On a motorcycle riding through the woods footage, almost every SINGLE pixel will have had a change. And not only that, a significant change, in all color components (hue, saturation, luminosity). this means that it needs a ALOT of info to carry it over to the next frame, info that will NOT fit into the maximum bitrate selected. So it simplifies that by making "blocks", where it assumes all pixels are the same, thus compressing the info.
This is why you can choose a variably bitrate - it will try and make every frame comply to the average bitrate you said, but if a frame needs more info, it will give it extra space up to the maximum bitrate.

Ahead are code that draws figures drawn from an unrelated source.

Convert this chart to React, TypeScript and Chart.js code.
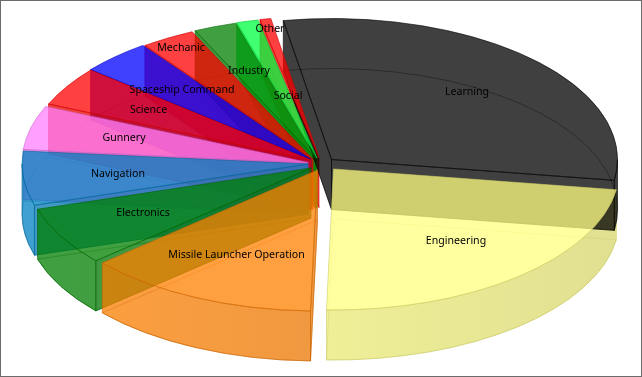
import React, { useEffect, useRef } from "react";
import { Chart, registerables } from "chart.js";

Chart.register(...registerables);

const categories = ["Learning", "Engineering", "Missile Launcher Operation", "Electronics", "Navigation", "Gunnery", "Science", "Spaceship Command", "Mechanic", "Industry", "Social", "Other"];
const shares = [108.2, 82.9, 47.4, 24.2, 22.3, 18.1, 16.2, 14.4, 11, 8.7, 4.4, 2.2];

// Styling and layout of the pseudo-3D pie
const rgb: number[][] = [[0,0,0],[255,255,128],[255,128,0],[0,128,0],[0,128,192],[255,128,255],[255,0,0],[0,0,255],[255,0,0],[0,128,0],[0,255,64],[255,0,0]];
const explodeX = [13.5, 15.5, -0.5, -7, -10, -10, -7, -7, -5, -2, -1, 1];
const explodeY = [0.5, 10, 11, 9, 5, 3.5, 1, 0.5, 0.5, -0.5, -1, -1.5];
const labelX = [467, 456, 236.5, 143, 118, 124, 148.5, 182, 181, 249, 288, 270];
const labelY = [92, 241, 255, 213, 174, 138, 110, 90, 48, 71, 96, 29];
const CX = 318, CY = 159, RX = 286, RY = 141, DEPTH = 50, ALPHA = 0.75;
const wallOrder = [11, 10, 9, 8, 7, 6, 5, 4, 3, 2, 1, 0];
const topOrder = [11, 10, 9, 8, 7, 6, 5, 4, 3, 2, 0, 1];

const col = (c: number[], s: number, a: number) => `rgba(${Math.round(c[0]*s)},${Math.round(c[1]*s)},${Math.round(c[2]*s)},${a})`;

const pie3d = {
  id: "pie3d",
  beforeDatasetsDraw(chart: any) {
    const ctx: CanvasRenderingContext2D = chart.ctx;
    const arcs = chart.getDatasetMeta(0).data;
    const geo = arcs.map((arc: any, i: number) => {
      const k = RX / arc.outerRadius, ky = RY / arc.outerRadius;
      return { i, a0: arc.startAngle, a1: arc.endAngle, x: CX + explodeX[i], y: CY + explodeY[i], rx: arc.outerRadius * k, ry: arc.outerRadius * ky };
    });
    ctx.save();
    ctx.lineWidth = 1;
    wallOrder.forEach((i) => {
      const g = geo[i], c = rgb[i];
      const stroke = col(c, 0.8, 0.6);
      // only radial walls that face the viewer are filled
      const facing: number[] = [];
      if (Math.cos(g.a0) < 0) facing.push(g.a0);
      if (Math.cos(g.a1) > 0) facing.push(g.a1);
      facing.forEach((a) => {
        const px = g.x + g.rx * Math.cos(a), py = g.y + g.ry * Math.sin(a);
        ctx.beginPath();
        ctx.moveTo(g.x, g.y); ctx.lineTo(px, py); ctx.lineTo(px, py + DEPTH); ctx.lineTo(g.x, g.y + DEPTH); ctx.closePath();
        ctx.fillStyle = col(c, 0.92, ALPHA);
        ctx.fill();
        ctx.strokeStyle = stroke;
        ctx.stroke();
      });
      const lo = Math.max(g.a0, 0), hi = Math.min(g.a1, Math.PI);
      if (lo < hi) {
        ctx.beginPath();
        ctx.ellipse(g.x, g.y, g.rx, g.ry, 0, lo, hi);
        ctx.ellipse(g.x, g.y + DEPTH, g.rx, g.ry, 0, hi, lo, true);
        ctx.closePath();
        const grad = ctx.createLinearGradient(CX - RX, 0, CX + RX, 0);
        grad.addColorStop(0, col(c, 1, ALPHA));
        grad.addColorStop(1, col(c, 0.84, ALPHA));
        ctx.fillStyle = grad;
        ctx.fill();
        ctx.strokeStyle = stroke;
        ctx.stroke();
      }
      // bottom face: outline only
      ctx.beginPath();
      ctx.moveTo(g.x, g.y + DEPTH);
      ctx.ellipse(g.x, g.y + DEPTH, g.rx, g.ry, 0, g.a0, g.a1);
      ctx.closePath();
      ctx.strokeStyle = col(c, 0.8, 0.35);
      ctx.stroke();
    });
    // top faces
    topOrder.forEach((i) => {
      const g = geo[i], c = rgb[i];
      ctx.beginPath();
      ctx.moveTo(g.x, g.y);
      ctx.ellipse(g.x, g.y, g.rx, g.ry, 0, g.a0, g.a1);
      ctx.closePath();
      ctx.fillStyle = col(c, 1, ALPHA);
      ctx.fill();
      ctx.strokeStyle = col(c, 0.8, 0.6);
      ctx.stroke();
    });
    ctx.restore();
    return false;
  },
  afterDraw(chart: any) {
    const ctx: CanvasRenderingContext2D = chart.ctx;
    ctx.save();
    ctx.font = '10.6px "Noto Sans"';
    ctx.fillStyle = "#000";
    ctx.textAlign = "center";
    ctx.textBaseline = "middle";
    chart.data.labels.forEach((t: string, i: number) => ctx.fillText(t, labelX[i], labelY[i]));
    ctx.strokeStyle = "#6b6b6b";
    ctx.lineWidth = 1;
    ctx.strokeRect(0.5, 0.5, 641, 376);
    ctx.restore();
  },
};

export default function App() {
  const ref = useRef<HTMLCanvasElement>(null);
  useEffect(() => {
    document.body.style.margin = "0";
    document.body.style.background = "#fff";
    const chart = new Chart(ref.current!, {
      type: "pie",
      data: { labels: categories, datasets: [{ data: shares, backgroundColor: rgb.map((c) => col(c, 1, ALPHA)), borderWidth: 0 }] },
      options: {
        responsive: false,
        animation: false,
        rotation: -9.7,
        layout: { padding: 0 },
        plugins: { legend: { display: false }, tooltip: { enabled: false }, title: { display: false } },
      },
      plugins: [pie3d],
    } as any);
    return () => chart.destroy();
  }, []);
  return <canvas ref={ref} width={642} height={377} style={{ display: "block" }} />;
}
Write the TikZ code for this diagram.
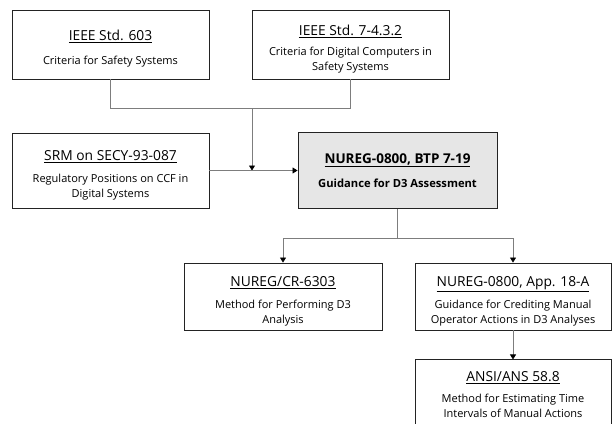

Want a cool example? Record some footage of you going down a road with only blue sky overhead. Now, look up to the sky, leaving only a tiny bit of road in frame.
Then look down so the road fills all the frame. (works best if you can manage to avoind looking at your bike, so stand up).
Since with the sky in most of the frame, there will be a huge part of the image that has no changes, suddenly the road is nice and detailed.
Look down, all the frame is movement, and boom... a lego road.

Cause:
Youtube compresses everything you send up back down to 8-12 MBPS. Even if you upload a 50 MBPS file. (which I do).
Youtube cuts the fps down to 30.
Youtube does not appear to use "deblocking filter" on the recompress. (deblocking filter detects the big squares in the low-bitrate encoding, and smoothes them out).
There also seems to be a maximum file size, as my longer vids suffer a LOT more from this effect than the shorter ones.

Effect:
Wonderfull footage, when viewed locally (on the rendered file, not the gopro file), is turned into square potato encoding, SPECIALLY in scenes with lots of movement (riding motorcycles, especially through foliage.... sight).
The more movement between frames, the worse the effect is.

Solution:
Oddly enough, if you render at 8MPBS, youtube STILL recompresses it, and it looks like shite. I found that uploading the 50max-28med bitrate works well-ish.
Upload shorter videos, for highest quality.
Upload at 2.7k I found that on THAT resolution, re-compression doesnt seem nearly as bad. I might wager a bet that youtube has a much increased maximum file size for 2.7 resolution videos.
 
Coming back to this, I have switched from variable bit rate to a constant bit rate at 50,000...file size much bigger, and noticeable quality improvement on 1080 post upload

So in this vid, I'm pretty sure I was at 60FPS, variable bitrate render


And most current 60FPS non variable 50MBPS render, the pixelation/bit-rate starving is significantly reduced

 
Gosh this is complicated! I can't even find a render setting that works for me. Everything I've tried ends up pixelating the video.
 
if you're using vegas make sure your render settings are NOT set to variable but constant...i had followed some tutorial back in feb that suggested variable and it clearly doesn't work for "action" videos
 
I'm using power director at the moment but will still look into it. usually I'm quite good at this stuff but it's doing my head in trying to figure rendering out. If you check my first vlog you'll see that I managed to get a setting that pixelated the sky and pretty much left the ground alone. I'm not sure why that would happen but it was far better than anything else I tried. The highest bitrate I can do is 26000 and I'm not sure if I can choose variable or constant. Any ideas?
 
I find that my sony hdr-as15 records very well in its native 1080p 60fps format but even when using a high bit rate to encode at 1080p my videos end up blocky during motion, during static shots its extremely high quality but any/all motion pretty much blows after uploading.

 
Okay so I've found a render setting that gets me perfect image quality albeit with a slightly large file size but then I compress to get it to normal levels with no noticeable quality drop.
I also think I might have found a solution to the "blocky during motion" thing but will need to do some testing to figure it out.